5. Now, click on Transform Data (bottom-right) to see the data overview in Power BI’s Query editor (step five).
6. After previewing the data source, click on Close & Apply to go back to the main application and confirm if any changes were applied.
The query editor shows tables from your data source on the far left. At the same time, you can check the data’s format before proceeding to the main application.
7. Click on the Table tools ribbon tab, select any table on the Fields’ Pane and click on Manage relationships to open the relationship wizard.
Before creating visuals, you must ensure your tables are related, so specify any relationship between your tables explicitly. Why? Power BI does not detect complex table correlation automatically yet.
8. Tick on the boxes of existing relationships to edit, and click on Edit. A pop-up window appears, where you can edit the selected relationships (step nine).
But if you prefer to add a new relationship, click on New instead.
9. Edit relationships with the following:
- Click the tables dropdown field, and select a table.
- Click on headers to select columns to be used.
- Tick on the Make this relationship active box to ensure the relationships are valid.
- Click OK to establish the relationship and close the Edit relationship window.
10. Now, click on the Table visual type under the Visualizations pane (right-most) to create your first visual, and an empty table visual appears (step 11).
11. Select the table visual and the data fields (on the Fields pane) to add to your table visual, as shown below.
12. Finally, click on the Slicer visual type to add another visual. As the name suggests, the slicer visual slices data by filtering other visuals.
After adding the slicer, select data from the Fields pane to add to the slicer visual.
Changing Visualizations
The default looks of the visuals are pretty decent. But wouldn’t it be great if you could change the visuals look to something not so bland? Let Power BI do the trick.
Click on the Format your visual icon under visualization to access the visualization editor, as shown below.
Spend some time playing with the visualization settings to get your desired look for your visuals. Your visuals will correlate as long as you establish a relationship between the tables you involve in your visuals.
After changing the visualization settings, you can pull reports like the ones below.
Now, you can visualize and analyze your data without complexity or hurting your eyes.
In the following visualization, looking at the trends graph, you’ll see that something went wrong in April 2020. That time was when Covid-19 lockdowns initially hit South Africa.

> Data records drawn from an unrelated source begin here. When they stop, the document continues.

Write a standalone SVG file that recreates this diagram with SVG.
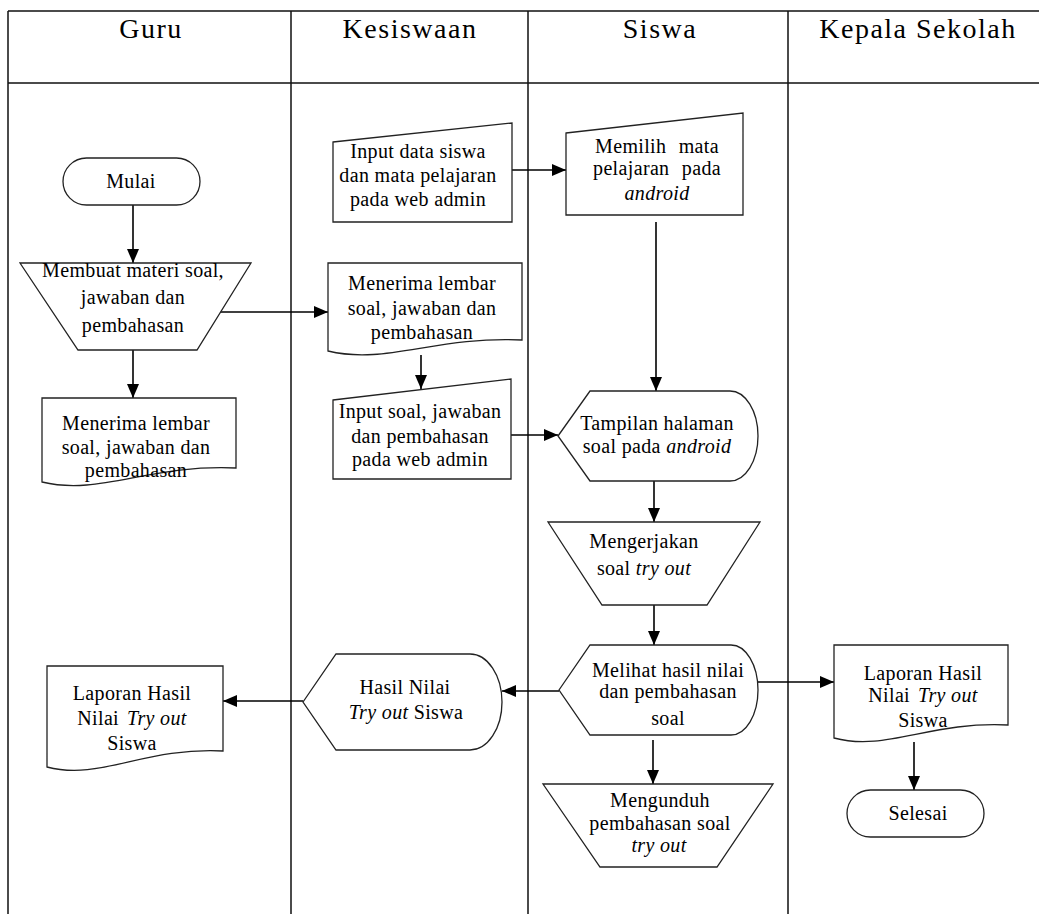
<svg xmlns="http://www.w3.org/2000/svg" width="1039" height="914" viewBox="0 0 1039 914">
<style>
.lane{stroke:#111;stroke-width:1.5;fill:none}
.shape{fill:#fff;stroke:#222;stroke-width:1.3}
.conn{stroke:#000;stroke-width:1.6;fill:none;marker-end:url(#arr)}
.hd{font-family:"Liberation Serif","Times New Roman",serif;font-size:28px;letter-spacing:1.5px;text-anchor:middle;fill:#000}
.t{font-family:"Liberation Serif","Times New Roman",serif;font-size:20px;letter-spacing:0.35px;text-anchor:middle;fill:#000}
.i{font-style:italic}
</style>
<defs>
<marker id="arr" markerUnits="userSpaceOnUse" markerWidth="14" markerHeight="12" refX="14" refY="6" orient="auto">
<path d="M0,0 L14,6 L0,12 Z" fill="#000"/>
</marker>
</defs>
<rect x="0" y="0" width="1039" height="914" fill="#fff"/>
<g id="lanes">
<path class="lane" d="M8,11 H1039 M8,83 H1039 M8,11 V914 M291,11 V914 M528,11 V914 M788,11 V914"/>
<text class="hd" x="151" y="38">Guru</text>
<text class="hd" x="410" y="38">Kesiswaan</text>
<text class="hd" x="660" y="38">Siswa</text>
<text class="hd" x="918" y="38">Kepala Sekolah</text>
</g>
<g id="connectors">
<path class="conn" d="M133,205 V263"/>
<path class="conn" d="M133,350 V398"/>
<path class="conn" d="M218,312 H328"/>
<path class="conn" d="M421,355 V389"/>
<path class="conn" d="M512,170 H566"/>
<path class="conn" d="M656,222 V391"/>
<path class="conn" d="M511,435 H558"/>
<path class="conn" d="M654,481 V522"/>
<path class="conn" d="M654,605 V645"/>
<path class="conn" d="M559,691 H502"/>
<path class="conn" d="M303,701 H223"/>
<path class="conn" d="M757,682 H834"/>
<path class="conn" d="M653,740 V784"/>
<path class="conn" d="M914,742 V790"/>
</g>
<g id="mulai">
<rect class="shape" x="63" y="158" width="137" height="47" rx="23.5"/>
<text class="t" x="131" y="188">Mulai</text>
</g>
<g id="membuat">
<polygon class="shape" points="20,263 251,263 197,350 78,350"/>
<text class="t" x="133" y="277">Membuat materi soal,</text>
<text class="t" x="133" y="304">jawaban dan</text>
<text class="t" x="133" y="332">pembahasan</text>
</g>
<g id="menerima-guru">
<path class="shape" d="M42,398 H236 V468 C149,464 100,496 42,482 Z"/>
<text class="t" x="136" y="430">Menerima lembar</text>
<text class="t" x="136" y="454">soal, jawaban dan</text>
<text class="t" x="136" y="477">pembahasan</text>
</g>
<g id="laporan-guru">
<path class="shape" d="M47,666 H223 V751 C144,747 100,781 47,767 Z"/>
<text class="t" x="132" y="700">Laporan Hasil</text>
<text class="t" x="132" y="725">Nilai<tspan class="i" dx="8">Try out</tspan></text>
<text class="t" x="132" y="750">Siswa</text>
</g>
<g id="input-data">
<polygon class="shape" points="333,142 512,123 512,222 333,222"/>
<text class="t" x="418" y="158">Input data siswa</text>
<text class="t" x="418" y="182">dan mata pelajaran</text>
<text class="t" x="418" y="206">pada web admin</text>
</g>
<g id="menerima-kesiswaan">
<path class="shape" d="M328,263 H522 V340 C435,336 386,365 328,351 Z"/>
<text class="t" x="422" y="290">Menerima lembar</text>
<text class="t" x="422" y="315">soal, jawaban dan</text>
<text class="t" x="422" y="339">pembahasan</text>
</g>
<g id="input-soal">
<polygon class="shape" points="333,400 511,379 511,479 333,479"/>
<text class="t" x="420" y="418">Input soal, jawaban</text>
<text class="t" x="420" y="443">dan pembahasan</text>
<text class="t" x="420" y="466">pada web admin</text>
</g>
<g id="hasil-nilai">
<path class="shape" d="M303,702 L336,654 H470 A32,48 0 0 1 470,750 H336 Z"/>
<text class="t" x="405" y="694">Hasil Nilai</text>
<text class="t" x="406" y="719"><tspan class="i">Try out</tspan> Siswa</text>
</g>
<g id="memilih">
<polygon class="shape" points="566,133 743,113 743,215 566,215"/>
<text class="t" x="657" y="153" word-spacing="7">Memilih mata</text>
<text class="t" x="657" y="175" word-spacing="7">pelajaran pada</text>
<text class="t i" x="657" y="200">android</text>
</g>
<g id="tampilan">
<path class="shape" d="M558,436 L590,391 H730 A28,45 0 0 1 730,481 H590 Z"/>
<text class="t" x="657" y="430">Tampilan halaman</text>
<text class="t" x="657" y="453">soal pada <tspan class="i">android</tspan></text>
</g>
<g id="mengerjakan">
<polygon class="shape" points="548,522 760,522 707,605 602,605"/>
<text class="t" x="644" y="548">Mengerjakan</text>
<text class="t" x="644" y="575">soal <tspan class="i">try out</tspan></text>
</g>
<g id="melihat">
<path class="shape" d="M559,690 L590,645 H731 A27,45 0 0 1 731,735 H590 Z"/>
<text class="t" x="668" y="677">Melihat hasil nilai</text>
<text class="t" x="668" y="698">dan pembahasan</text>
<text class="t" x="668" y="725">soal</text>
</g>
<g id="mengunduh">
<polygon class="shape" points="543,784 773,784 717,867 600,867"/>
<text class="t" x="660" y="807">Mengunduh</text>
<text class="t" x="660" y="830">pembahasan soal</text>
<text class="t i" x="659" y="852">try out</text>
</g>
<g id="laporan-kepala">
<path class="shape" d="M834,645 H1008 V725 C930,721 886,752 834,738 Z"/>
<text class="t" x="923" y="680">Laporan Hasil</text>
<text class="t" x="923" y="702">Nilai<tspan class="i" dx="8">Try out</tspan></text>
<text class="t" x="923" y="727">Siswa</text>
</g>
<g id="selesai">
<rect class="shape" x="847" y="790" width="137" height="47" rx="23.5"/>
<text class="t" x="918" y="820">Selesai</text>
</g>
</svg>
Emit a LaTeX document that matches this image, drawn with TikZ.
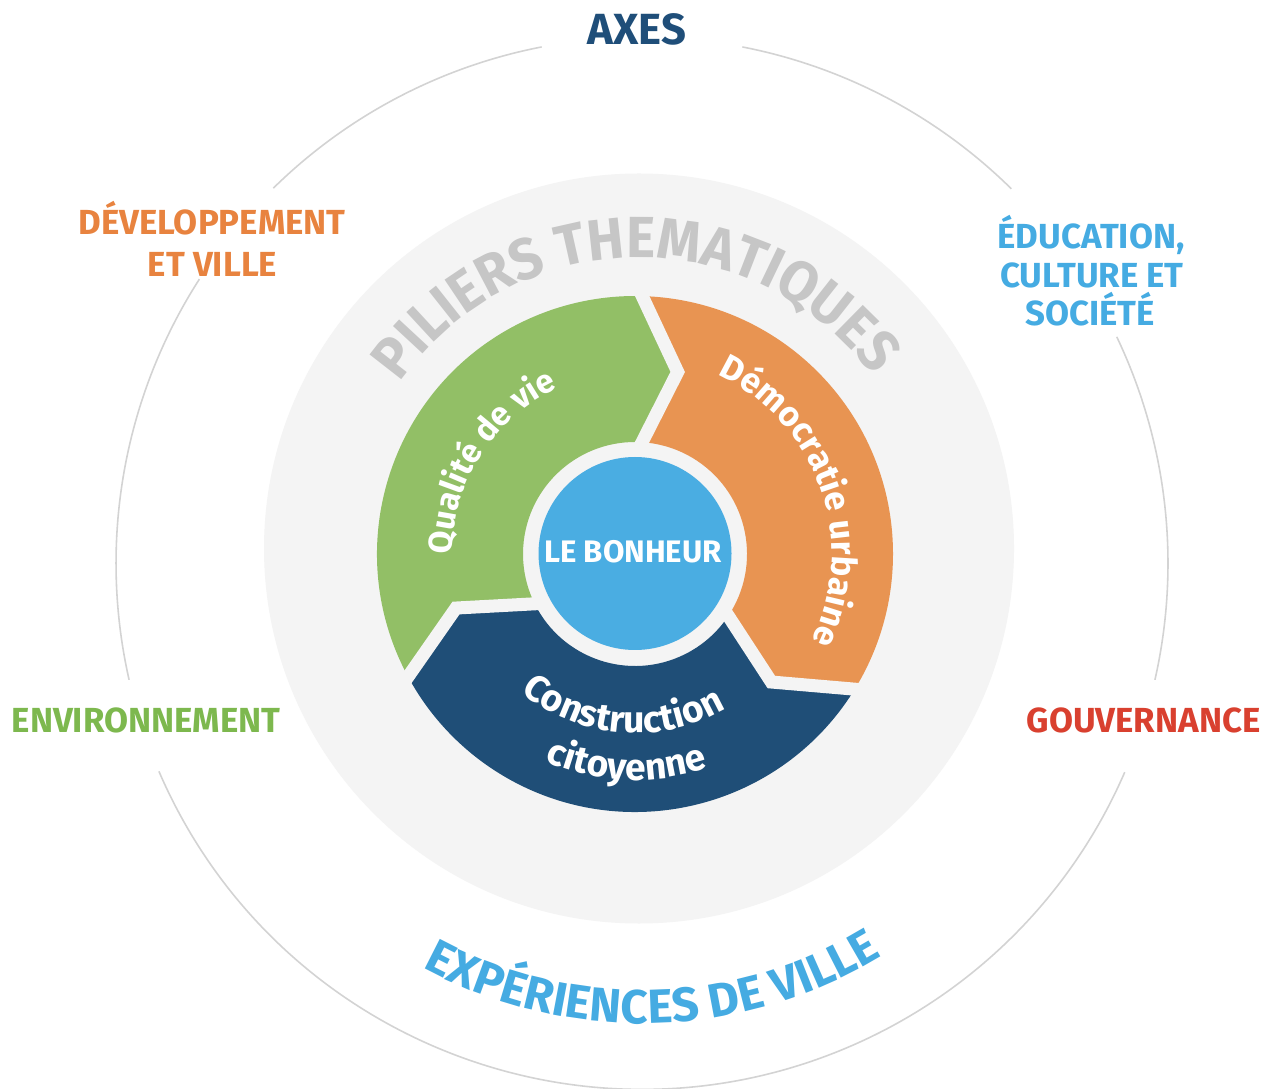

This output only proves Power BI’s prowess in providing spot-on data visualizations.
Conclusion
This tutorial aims to show you how to establish a live dynamic data pipeline by fetching your data from API endpoints. Additionally, processing and pushing data to your database and Power BI using Python. With this newfound knowledge, you can now consume API data and create your own data visualizations.
More and more businesses are creating Restful API web apps. And at this point, you’re now confident with consuming APIs using Python and making data visuals with Power BI, which can help influence business decisions.